In between Mile 5 and 6, there was a guy standing on the side of the road in a tux. He was good looking and reminded me of the Nike race in San Francisco where at the end, you get a Tiffany necklace from a guy in a tux.  There were a few other young, good looking guys on the side of the road, with signs and big smiles for all of us –  I thought, I’m sure they are helping a lot of people to keep going! (I told my husband about it and he said maybe he had a girlfriend running, and I said, maybe he was going to propose to someone?! To which my husband said, oh yeah, proposing to a sweaty girl, I’m sure!)  
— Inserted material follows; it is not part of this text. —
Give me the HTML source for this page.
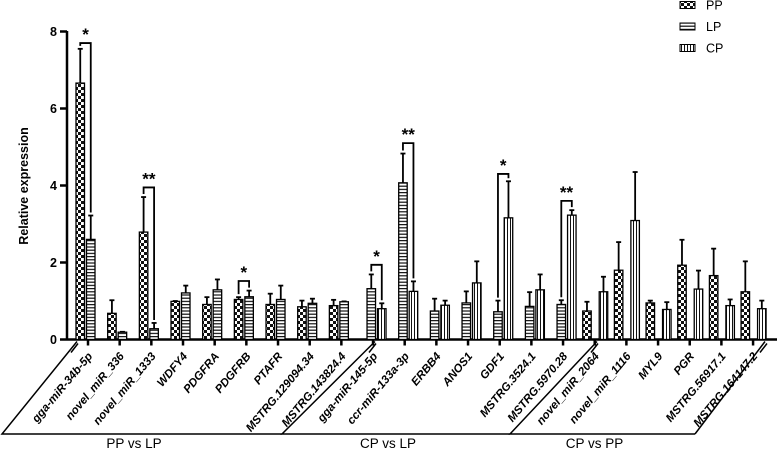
<!DOCTYPE html>
<html><head><meta charset="utf-8"><style>
body{margin:0;background:#fff;}
svg{display:block;font-family:"Liberation Sans",Arial,sans-serif;}
</style></head><body>
<svg id="chart" width="777" height="450" viewBox="0 0 777 450">
<defs>
<pattern id="pp" width="6" height="6" patternUnits="userSpaceOnUse"><rect width="6" height="6" fill="#fff"/><rect width="3" height="3" fill="#111"/><rect x="3" y="3" width="3" height="3" fill="#111"/></pattern>
<pattern id="lp" width="6" height="3.2" patternUnits="userSpaceOnUse"><rect width="6" height="3.2" fill="#fff"/><rect width="6" height="1.2" fill="#111"/></pattern>
<pattern id="cp" width="3" height="6" patternUnits="userSpaceOnUse"><rect width="3" height="6" fill="#fff"/><rect width="1" height="6" fill="#111"/></pattern>
</defs>
<g id="plot"></g>
</svg>
<script>
const categories=["gga-miR-34b-5p","novel_miR_336","novel_miR_1333","WDFY4","PDGFRA","PDGFRB","PTAFR","MSTRG.129094.34","MSTRG.143824.4","gga-miR-145-5p","ccr-miR-133a-3p","ERBB4","ANOS1","GDF1","MSTRG.3524.1","MSTRG.5970.28","novel_miR_2064","novel_miR_1116","MYL9","PGR","MSTRG.56917.1","MSTRG.164147.2"];
const ppValues=[6.66,0.68,2.79,0.99,0.91,1.04,0.91,0.85,0.88,null,null,null,null,null,null,null,0.74,1.80,0.95,1.93,1.66,1.24];
const ppErrors=[7.55,1.02,3.70,1.00,1.10,1.10,1.19,1.01,1.03,null,null,null,null,null,null,null,0.98,2.53,1.01,2.59,2.36,2.03];
const lpValues=[2.60,0.19,0.28,1.21,1.29,1.11,1.04,0.94,0.98,1.32,4.07,0.74,0.95,0.72,0.86,0.91,null,null,null,null,null,null];
const lpErrors=[3.22,0.20,0.43,1.40,1.56,1.27,1.40,1.06,0.99,1.69,4.83,1.06,1.25,1.01,1.23,1.02,null,null,null,null,null,null];
const cpValues=[null,null,null,null,null,null,null,null,null,0.80,1.25,0.89,1.47,3.16,1.29,3.23,1.24,3.09,0.78,1.31,0.88,0.80];
const cpErrors=[null,null,null,null,null,null,null,null,null,0.94,1.51,1.01,2.03,4.11,1.69,3.36,1.63,4.35,0.97,1.79,1.04,1.01];
const yTicks=[0,2,4,6,8];
const sigIndex=[0,2,5,9,10,13,15];
const sigLabels=["*","**","*","*","**","*","**"];
const sigLevels=[7.7,3.95,1.52,1.94,5.1,4.3,3.6];
const groupNames=["PP vs LP","CP vs LP","CP vs PP"];

const NS="http://www.w3.org/2000/svg";
const g=document.getElementById('plot');
const X0=67,Y0=339.5,UNIT=38.5,XEND=777;
function y(v){return Y0-v*UNIT;}
function xc(i){return 88+i*31.67;}
function mk(tag,attrs,parent){const e=document.createElementNS(NS,tag);for(const k in attrs)e.setAttribute(k,attrs[k]);(parent||g).appendChild(e);return e;}

let t=mk('text',{x:0,y:0,transform:'translate(28,186) rotate(-90)','text-anchor':'middle','font-size':'12.5','font-weight':'bold'});
t.textContent='Relative expression';



let ya=mk('line',{x1:X0,y1:31,x2:X0,y2:Y0+1,stroke:'#000','stroke-width':2.5});


yTicks.forEach(v=>{
  mk('line',{x1:X0-7,y1:y(v),x2:X0,y2:y(v),stroke:'#000','stroke-width':2.5});
  const l=mk('text',{x:X0-10,y:y(v)+4.5,'text-anchor':'end','font-size':'12.5','font-weight':'bold'});
  l.textContent=v;
  
  
});
let xa=mk('line',{x1:X0,y1:Y0,x2:XEND,y2:Y0,stroke:'#000','stroke-width':2.5});


[71,369,591,760].forEach(bx=>mk('line',{x1:bx,y1:Y0+13,x2:bx+7,y2:Y0+4,stroke:'#000','stroke-width':1.5}));

function drawBar(i,v,e,fill,left,name){
  if(v==null)return;
  const x=xc(i)+left,w=8.5;
  mk('line',{x1:x+w/2,y1:y(e),x2:x+w/2,y2:y(v),stroke:'#000','stroke-width':1.8});
  mk('line',{x1:x+w/2-2.5,y1:y(e),x2:x+w/2+2.5,y2:y(e),stroke:'#000','stroke-width':1.8});
  const r=mk('rect',{x:x,y:y(v),width:w,height:Y0-y(v),fill:'url(#'+fill+')',stroke:'#000','stroke-width':1.3});
  
  
}
function offs(i){ if(i<9)return {pp:-12,lp:-1.5}; if(i<16)return {lp:-6,cp:4.5}; return {pp:-12,cp:4.5}; }
categories.forEach((c,i)=>{
  const o=offs(i);
  if(o.pp!==undefined)drawBar(i,ppValues[i],ppErrors[i],'pp',o.pp,'bar-pp');
  if(o.lp!==undefined)drawBar(i,lpValues[i],lpErrors[i],'lp',o.lp,'bar-lp');
  if(o.cp!==undefined)drawBar(i,cpValues[i],cpErrors[i],'cp',o.cp,'bar-cp');
  mk('line',{x1:xc(i),y1:Y0,x2:xc(i),y2:Y0+6,stroke:'#000','stroke-width':2.5});
  const lb=mk('text',{x:0,y:0,transform:'translate('+(xc(i)+5)+','+(Y0+17)+') rotate(-50)','text-anchor':'end','font-size':'11.5','font-weight':'bold','font-style':'italic'});
  lb.textContent=c;
  
  
});
sigIndex.forEach((i,k)=>{
  const o=offs(i);const keys=Object.keys(o);
  const xa1=xc(i)+o[keys[0]]+4.25, xa2=xc(i)+o[keys[1]]+4.25;
  const ea=[ppErrors,lpErrors,cpErrors];
  const idx={pp:0,lp:1,cp:2};
  const e1=ea[idx[keys[0]]][i], e2=ea[idx[keys[1]]][i];
  const yl=y(sigLevels[k]);
  const p=mk('path',{d:`M${xa1},${y(e1)-3} V${yl} H${xa2} V${y(e2)-3}`,fill:'none',stroke:'#000','stroke-width':1.8});
  
  
  const s=mk('text',{x:(xa1+xa2)/2,y:yl-3,'text-anchor':'middle','font-size':'17','font-weight':'bold'});
  s.textContent=sigLabels[k];
  
  
});
const gb=[[2,282,77,375],[282,510,375,597],[510,695,597,765]];
gb.forEach((b,k)=>{
  const p=mk('path',{d:`M${b[2]},${Y0+2} L${b[0]},434 L${b[1]},434`,fill:'none',stroke:'#000','stroke-width':1.5});
  
  
  const tx=mk('text',{x:(b[0]+b[1])/2-8,y:448,'text-anchor':'middle','font-size':'13.5'});
  tx.textContent=groupNames[k];
  
  
});
mk('line',{x1:695,y1:434,x2:765,y2:Y0+2,stroke:'#000','stroke-width':1.5});
[['pp','PP'],['lp','LP'],['cp','CP']].forEach((l,k)=>{
  const yy=5+k*21.5;
  const r=mk('rect',{x:680,y:yy-3.5,width:15,height:7,fill:'url(#'+l[0]+')',stroke:'#000','stroke-width':1});
  
  
  const tx=mk('text',{x:706,y:yy+4.5,'font-size':'12.5'});
  tx.textContent=l[1];
  
  
});
</script>
</body></html>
Anyway, I digress. At about mile 5.6 or 5.7, you arrive at the  Boston Public Gardens.  At this point, I knew I needed to be on the inside, to cut as much distance as possible, and I didn’t care if I needed to run up on the sidewalk again, or what I had to do to get around people. I looked at my watch and saw something like 54 as the front number, and thought, I guess I really can break an hour today even with the “yard sale” debacle and everything.  I just picked up my speed and got going.  I am happy to say I was sprinting at the end, and could remind myself that I did “start strong” (except for the yard sale move) and did “finisher stronger,” which is the mantra of this race. 🙂 🙂

 Here are some stats for today – it’s a PR since I started running a few years ago, and that’s never bad:

  • Garmin distance: 6.31 miles (giant slalom, remember?) offiicial distance: 6.2 miles
  • Garmin time: 59:04; official time: 59:00
  • Average garmin pace: 9:22; average official race pace: 9:30
  • Place overall: 2304/6020 runners (per Cool Running, although I heard there were over 8000 runners)
  • Division place (women 30:39): 727/1835 (Magdalena Lewy-Boulet won my division, so I don’t feel so badly for not doing better)
  • Mile 1: 9:52 pace (includes the “yard sale”)
  • Mile 2: 9:26
  • Mile 3: 9:20
  • Mile 4: 9:29
  • Mile 5: 9:46 (think I spent  more time walking through the water stop)
  • Mile 6: 8:54
  • Last .2/.31 miles: 7:29 pace

Below are some pics I took with my phone. I’m kind of bummed because I used the camera zoom app and then forgot to actually “zoom,” so they look a bit blurry.  In case you are curious about the final results, and want to check out how the elites did, click here.

By the way, Kristin in WA, of Running with the Runner Girl fame,  I would love to run this race with you if you can ever make it east for Columbus Day (I know you don’t get it as a holiday but take it anyway!) (She recently posted about how she’d love to run this race some day.)